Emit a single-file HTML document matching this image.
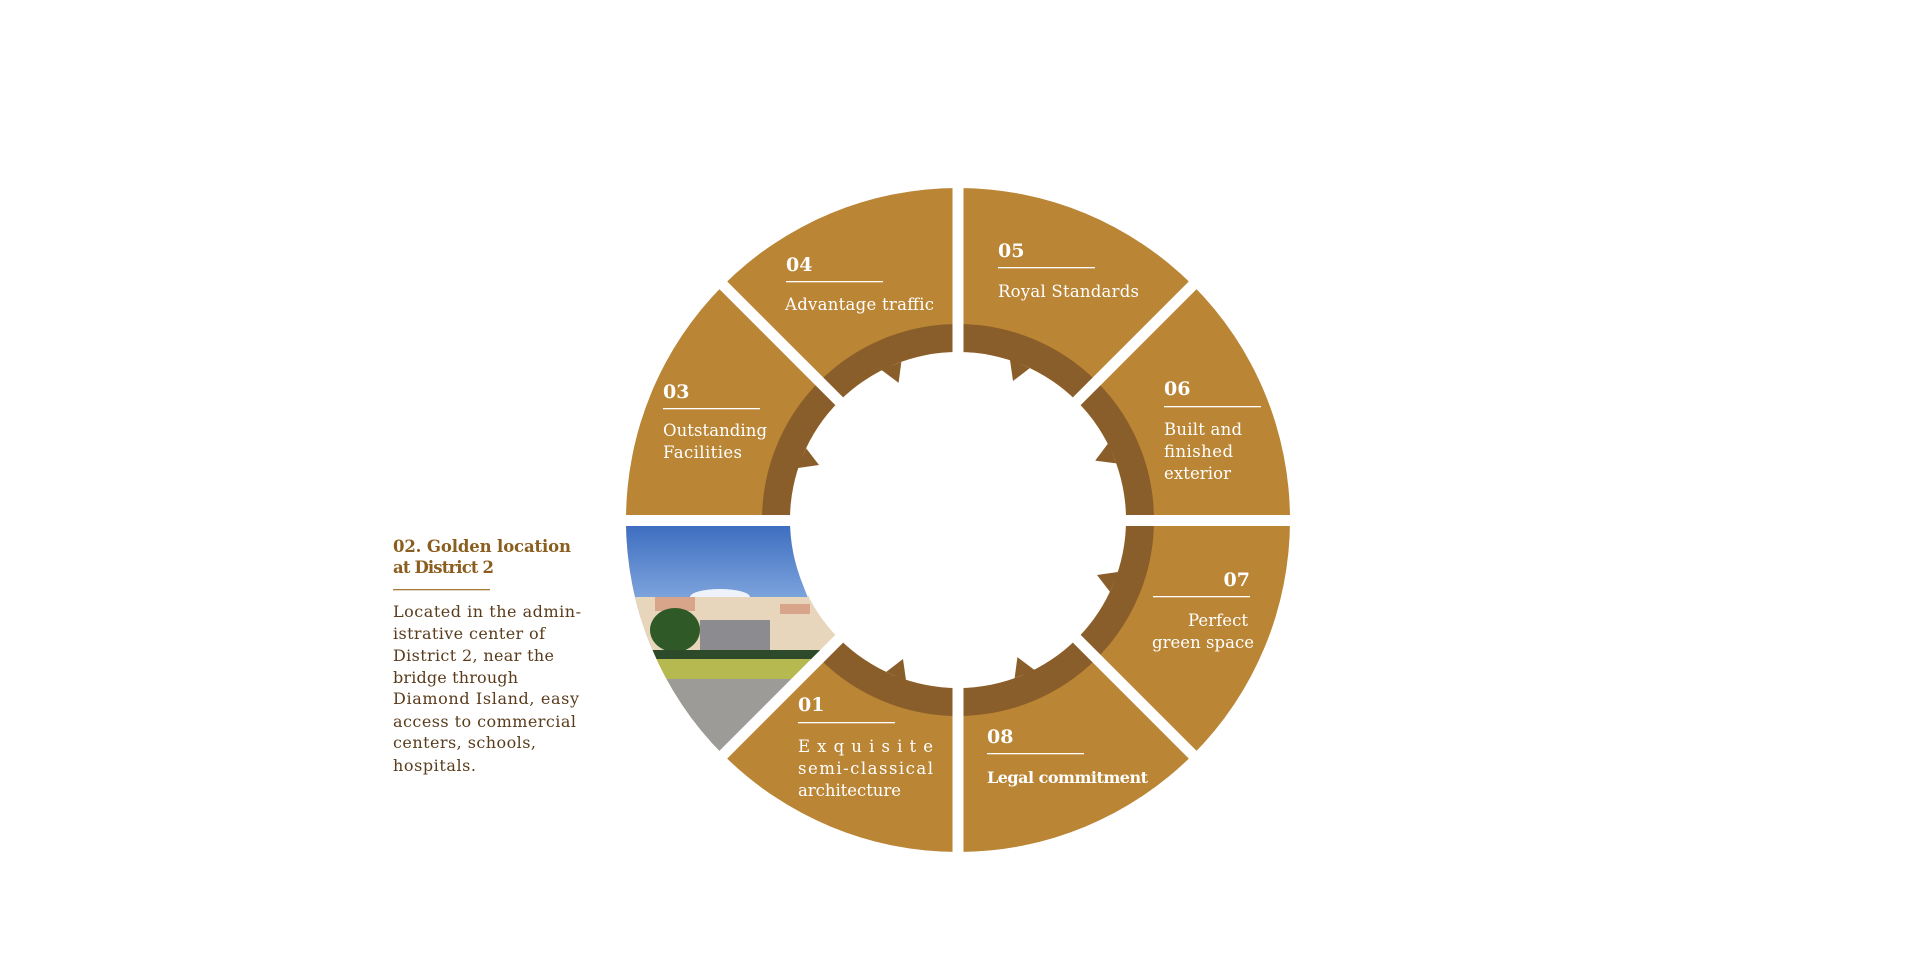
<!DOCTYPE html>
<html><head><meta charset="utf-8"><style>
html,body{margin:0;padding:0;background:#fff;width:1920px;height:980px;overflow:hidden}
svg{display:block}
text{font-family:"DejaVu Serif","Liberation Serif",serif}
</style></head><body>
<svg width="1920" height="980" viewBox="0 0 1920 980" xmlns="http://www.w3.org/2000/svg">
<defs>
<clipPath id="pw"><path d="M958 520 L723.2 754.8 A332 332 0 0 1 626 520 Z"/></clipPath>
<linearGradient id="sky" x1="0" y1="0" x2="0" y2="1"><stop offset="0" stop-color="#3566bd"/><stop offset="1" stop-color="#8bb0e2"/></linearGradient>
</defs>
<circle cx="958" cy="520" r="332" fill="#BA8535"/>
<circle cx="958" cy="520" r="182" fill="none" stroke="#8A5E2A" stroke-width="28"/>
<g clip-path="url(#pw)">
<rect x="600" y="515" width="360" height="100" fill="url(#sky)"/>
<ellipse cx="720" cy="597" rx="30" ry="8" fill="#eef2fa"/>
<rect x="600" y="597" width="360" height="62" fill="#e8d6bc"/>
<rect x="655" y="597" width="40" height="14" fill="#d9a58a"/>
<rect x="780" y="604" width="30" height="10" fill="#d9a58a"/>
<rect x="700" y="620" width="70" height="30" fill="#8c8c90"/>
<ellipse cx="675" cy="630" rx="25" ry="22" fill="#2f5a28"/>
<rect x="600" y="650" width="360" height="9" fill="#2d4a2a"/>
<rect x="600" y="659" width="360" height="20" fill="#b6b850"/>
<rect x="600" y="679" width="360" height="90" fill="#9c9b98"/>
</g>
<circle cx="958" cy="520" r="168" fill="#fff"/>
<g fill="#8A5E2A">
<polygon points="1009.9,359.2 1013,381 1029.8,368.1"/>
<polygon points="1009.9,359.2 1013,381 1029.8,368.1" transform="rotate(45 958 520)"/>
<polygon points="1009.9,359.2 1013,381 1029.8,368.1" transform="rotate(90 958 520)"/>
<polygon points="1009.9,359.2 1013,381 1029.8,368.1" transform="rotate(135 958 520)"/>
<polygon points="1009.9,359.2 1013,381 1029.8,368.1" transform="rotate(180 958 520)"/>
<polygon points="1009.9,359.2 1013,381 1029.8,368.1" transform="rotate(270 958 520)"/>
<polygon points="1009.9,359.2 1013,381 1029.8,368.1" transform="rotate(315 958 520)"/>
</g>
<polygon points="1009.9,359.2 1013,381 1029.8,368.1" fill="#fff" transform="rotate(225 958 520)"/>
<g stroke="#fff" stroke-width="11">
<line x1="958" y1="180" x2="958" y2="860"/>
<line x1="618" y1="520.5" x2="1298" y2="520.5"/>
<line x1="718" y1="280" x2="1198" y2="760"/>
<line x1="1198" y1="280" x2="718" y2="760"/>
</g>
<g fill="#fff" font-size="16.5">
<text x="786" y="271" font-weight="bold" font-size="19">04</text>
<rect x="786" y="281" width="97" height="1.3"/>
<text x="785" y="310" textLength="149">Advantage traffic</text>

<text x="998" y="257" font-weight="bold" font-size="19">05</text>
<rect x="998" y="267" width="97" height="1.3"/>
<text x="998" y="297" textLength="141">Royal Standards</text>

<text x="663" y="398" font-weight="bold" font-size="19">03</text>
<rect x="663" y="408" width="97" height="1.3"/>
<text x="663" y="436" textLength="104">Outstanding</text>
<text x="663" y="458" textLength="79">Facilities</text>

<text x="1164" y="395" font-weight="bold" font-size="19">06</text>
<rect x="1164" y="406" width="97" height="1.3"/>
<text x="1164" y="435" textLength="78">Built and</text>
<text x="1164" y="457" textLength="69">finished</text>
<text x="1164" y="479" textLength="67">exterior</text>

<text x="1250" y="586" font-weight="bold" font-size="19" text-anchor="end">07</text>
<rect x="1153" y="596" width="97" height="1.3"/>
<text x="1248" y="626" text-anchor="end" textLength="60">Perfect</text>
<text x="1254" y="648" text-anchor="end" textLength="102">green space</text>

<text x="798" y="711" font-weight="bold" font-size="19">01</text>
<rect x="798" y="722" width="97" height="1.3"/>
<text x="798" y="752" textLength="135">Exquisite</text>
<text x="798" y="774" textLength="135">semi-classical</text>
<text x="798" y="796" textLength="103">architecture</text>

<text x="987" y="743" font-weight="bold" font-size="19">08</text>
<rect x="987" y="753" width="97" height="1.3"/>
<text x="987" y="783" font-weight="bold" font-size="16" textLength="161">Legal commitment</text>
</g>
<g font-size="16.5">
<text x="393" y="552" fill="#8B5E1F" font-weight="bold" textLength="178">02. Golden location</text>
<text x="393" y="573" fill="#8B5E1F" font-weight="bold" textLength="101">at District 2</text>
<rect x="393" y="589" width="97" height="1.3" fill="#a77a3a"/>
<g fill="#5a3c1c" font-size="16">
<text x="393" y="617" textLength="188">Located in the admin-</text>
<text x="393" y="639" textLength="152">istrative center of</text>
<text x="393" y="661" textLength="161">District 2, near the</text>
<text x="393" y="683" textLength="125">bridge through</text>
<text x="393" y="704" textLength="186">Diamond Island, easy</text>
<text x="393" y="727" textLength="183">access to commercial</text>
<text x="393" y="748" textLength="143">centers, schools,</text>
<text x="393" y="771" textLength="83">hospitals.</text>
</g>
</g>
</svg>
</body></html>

· · ·

DIRECTIONS: Reproduce all of the data exactly, omitting each picture it holds.

CORRECT RESPONSE:
Emit a single-file HTML document matching this image.
<!DOCTYPE html>
<html><head><meta charset="utf-8"><style>
html,body{margin:0;padding:0;background:#fff;width:1920px;height:980px;overflow:hidden}
svg{display:block}
text{font-family:"DejaVu Serif","Liberation Serif",serif}
</style></head><body>
<svg width="1920" height="980" viewBox="0 0 1920 980" xmlns="http://www.w3.org/2000/svg">
<defs>
<clipPath id="pw"><path d="M958 520 L723.2 754.8 A332 332 0 0 1 626 520 Z"/></clipPath>
<linearGradient id="sky" x1="0" y1="0" x2="0" y2="1"><stop offset="0" stop-color="#3566bd"/><stop offset="1" stop-color="#8bb0e2"/></linearGradient>
</defs>
<circle cx="958" cy="520" r="332" fill="#BA8535"/>
<circle cx="958" cy="520" r="182" fill="none" stroke="#8A5E2A" stroke-width="28"/>
<g clip-path="url(#pw)">
<rect x="600" y="515" width="360" height="100" fill="url(#sky)"/>
<ellipse cx="720" cy="597" rx="30" ry="8" fill="#eef2fa"/>
<rect x="600" y="597" width="360" height="62" fill="#e8d6bc"/>
<rect x="655" y="597" width="40" height="14" fill="#d9a58a"/>
<rect x="780" y="604" width="30" height="10" fill="#d9a58a"/>
<rect x="700" y="620" width="70" height="30" fill="#8c8c90"/>
<ellipse cx="675" cy="630" rx="25" ry="22" fill="#2f5a28"/>
<rect x="600" y="650" width="360" height="9" fill="#2d4a2a"/>
<rect x="600" y="659" width="360" height="20" fill="#b6b850"/>
<rect x="600" y="679" width="360" height="90" fill="#9c9b98"/>
</g>
<circle cx="958" cy="520" r="168" fill="#fff"/>
<g fill="#8A5E2A">
<polygon points="1009.9,359.2 1013,381 1029.8,368.1"/>
<polygon points="1009.9,359.2 1013,381 1029.8,368.1" transform="rotate(45 958 520)"/>
<polygon points="1009.9,359.2 1013,381 1029.8,368.1" transform="rotate(90 958 520)"/>
<polygon points="1009.9,359.2 1013,381 1029.8,368.1" transform="rotate(135 958 520)"/>
<polygon points="1009.9,359.2 1013,381 1029.8,368.1" transform="rotate(180 958 520)"/>
<polygon points="1009.9,359.2 1013,381 1029.8,368.1" transform="rotate(270 958 520)"/>
<polygon points="1009.9,359.2 1013,381 1029.8,368.1" transform="rotate(315 958 520)"/>
</g>
<polygon points="1009.9,359.2 1013,381 1029.8,368.1" fill="#fff" transform="rotate(225 958 520)"/>
<g stroke="#fff" stroke-width="11">
<line x1="958" y1="180" x2="958" y2="860"/>
<line x1="618" y1="520.5" x2="1298" y2="520.5"/>
<line x1="718" y1="280" x2="1198" y2="760"/>
<line x1="1198" y1="280" x2="718" y2="760"/>
</g>
<g fill="#fff" font-size="16.5">
<text x="786" y="271" font-weight="bold" font-size="19">04</text>
<rect x="786" y="281" width="97" height="1.3"/>
<text x="785" y="310" textLength="149">Advantage traffic</text>

<text x="998" y="257" font-weight="bold" font-size="19">05</text>
<rect x="998" y="267" width="97" height="1.3"/>
<text x="998" y="297" textLength="141">Royal Standards</text>

<text x="663" y="398" font-weight="bold" font-size="19">03</text>
<rect x="663" y="408" width="97" height="1.3"/>
<text x="663" y="436" textLength="104">Outstanding</text>
<text x="663" y="458" textLength="79">Facilities</text>

<text x="1164" y="395" font-weight="bold" font-size="19">06</text>
<rect x="1164" y="406" width="97" height="1.3"/>
<text x="1164" y="435" textLength="78">Built and</text>
<text x="1164" y="457" textLength="69">finished</text>
<text x="1164" y="479" textLength="67">exterior</text>

<text x="1250" y="586" font-weight="bold" font-size="19" text-anchor="end">07</text>
<rect x="1153" y="596" width="97" height="1.3"/>
<text x="1248" y="626" text-anchor="end" textLength="60">Perfect</text>
<text x="1254" y="648" text-anchor="end" textLength="102">green space</text>

<text x="798" y="711" font-weight="bold" font-size="19">01</text>
<rect x="798" y="722" width="97" height="1.3"/>
<text x="798" y="752" textLength="135">Exquisite</text>
<text x="798" y="774" textLength="135">semi-classical</text>
<text x="798" y="796" textLength="103">architecture</text>

<text x="987" y="743" font-weight="bold" font-size="19">08</text>
<rect x="987" y="753" width="97" height="1.3"/>
<text x="987" y="783" font-weight="bold" font-size="16" textLength="161">Legal commitment</text>
</g>
<g font-size="16.5">
<text x="393" y="552" fill="#8B5E1F" font-weight="bold" textLength="178">02. Golden location</text>
<text x="393" y="573" fill="#8B5E1F" font-weight="bold" textLength="101">at District 2</text>
<rect x="393" y="589" width="97" height="1.3" fill="#a77a3a"/>
<g fill="#5a3c1c" font-size="16">
<text x="393" y="617" textLength="188">Located in the admin-</text>
<text x="393" y="639" textLength="152">istrative center of</text>
<text x="393" y="661" textLength="161">District 2, near the</text>
<text x="393" y="683" textLength="125">bridge through</text>
<text x="393" y="704" textLength="186">Diamond Island, easy</text>
<text x="393" y="727" textLength="183">access to commercial</text>
<text x="393" y="748" textLength="143">centers, schools,</text>
<text x="393" y="771" textLength="83">hospitals.</text>
</g>
</g>
</svg>
</body></html>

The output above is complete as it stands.